Lambert, lord of Lissewege, left an estate with a chapel in 1106 to the Benedictines, who built an abbey there. This affiliated itself to the Cistercian order in 1175 as a daughter house of Ten Duinen Abbey in Koksijde, of the filiation of Clairvaux. It had a daughter house of its own, the Abbey of Onze Lieve Vrouw Kamer, founded in 1223.
The abbey played an important part in the building of dykes and the reclamation of land in the coastal areas of Flanders, Zeeland and Holland, and also in the wool trade.[1]
Willem van Saeftinghe, a lay brother of Ter Doest, fought with the Flemish in the Battle of the Golden Spurs in 1302, where he is said to have unhorsed the French leader, Robert, Count of Artois, whereupon other Flemish soldiers killed him.[1] In 1308 during a revolt of the lay brothers, Willem killed the cellarer of the abbey, and injured the abbot, Willem van Cordewaegen, so badly that he nearly died.[3][4]
In 1624 Ter Doest was united with Ten Duinen, which in 1627 moved to Bruges. It was dissolved in the French Revolution in 1796.
Buildings
Almost the only building to survive is the tithe barn, 50 metres long and over 30 metres high, built in 1250.[1]

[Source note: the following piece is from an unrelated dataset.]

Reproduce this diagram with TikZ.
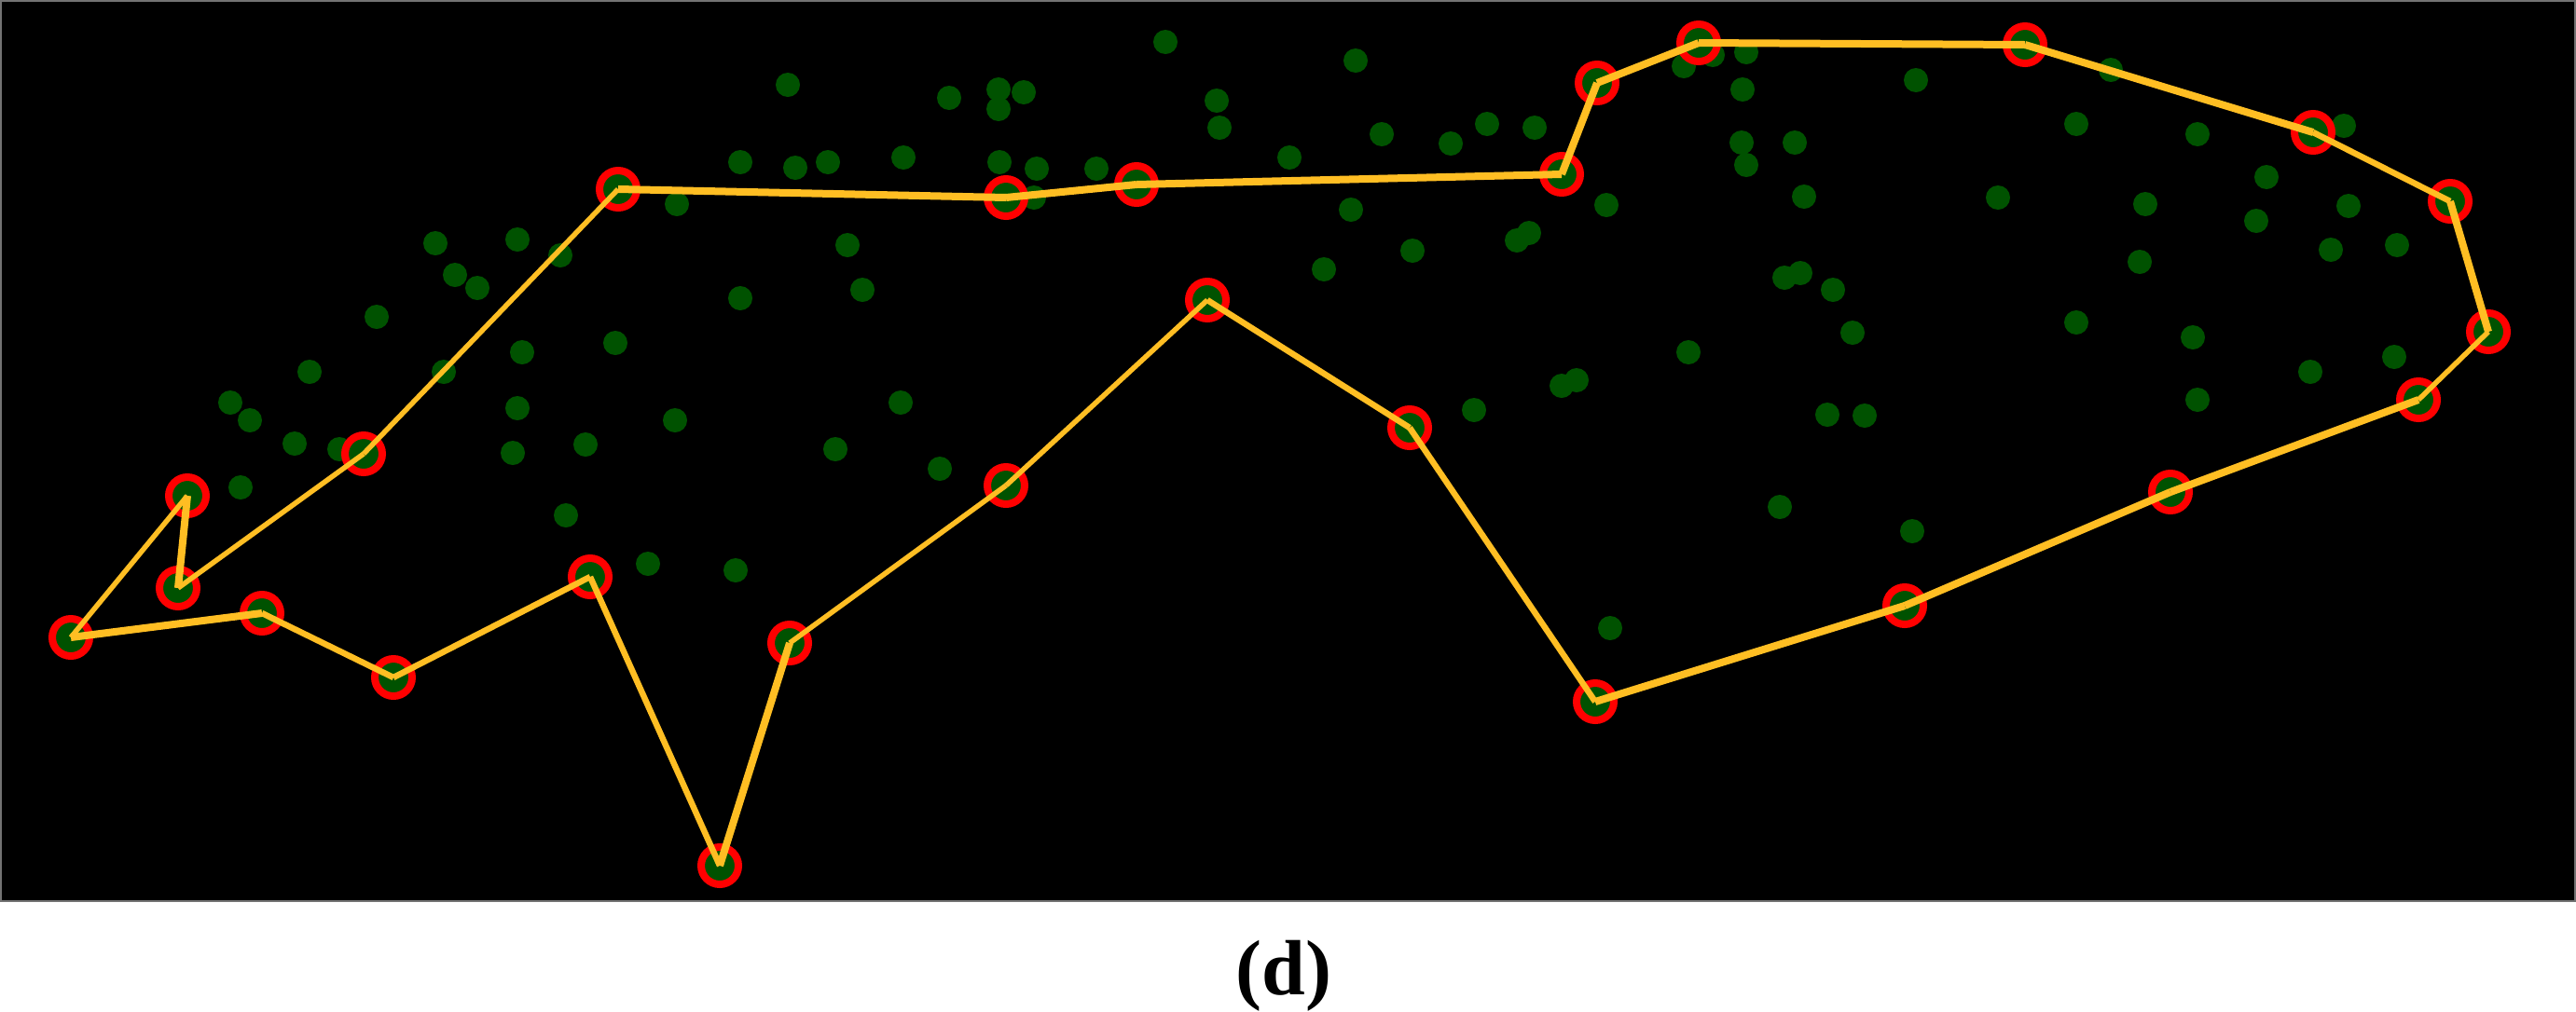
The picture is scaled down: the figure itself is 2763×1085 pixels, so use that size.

The abbey once had a vast church with three aisles, which was destroyed in 1571 by the Calvinists. The church stood close to the abbey farm, 't Groot Ter Doest, built in 1632, which still stands, as do an octagonal chapel of 1687 and a monumental porch of 1662.[5]
^Attwater, Donald and Catherine Rachel John, 1993: The Penguin Dictionary of Saints. London: Penguin Books ISBN0-14-051312-4
^Willam was pardoned by the Pope on condition that he serve in one of the military orders; he joined the Hospitallers and is believed to have been killed during the conquest of Rhodes in 1309.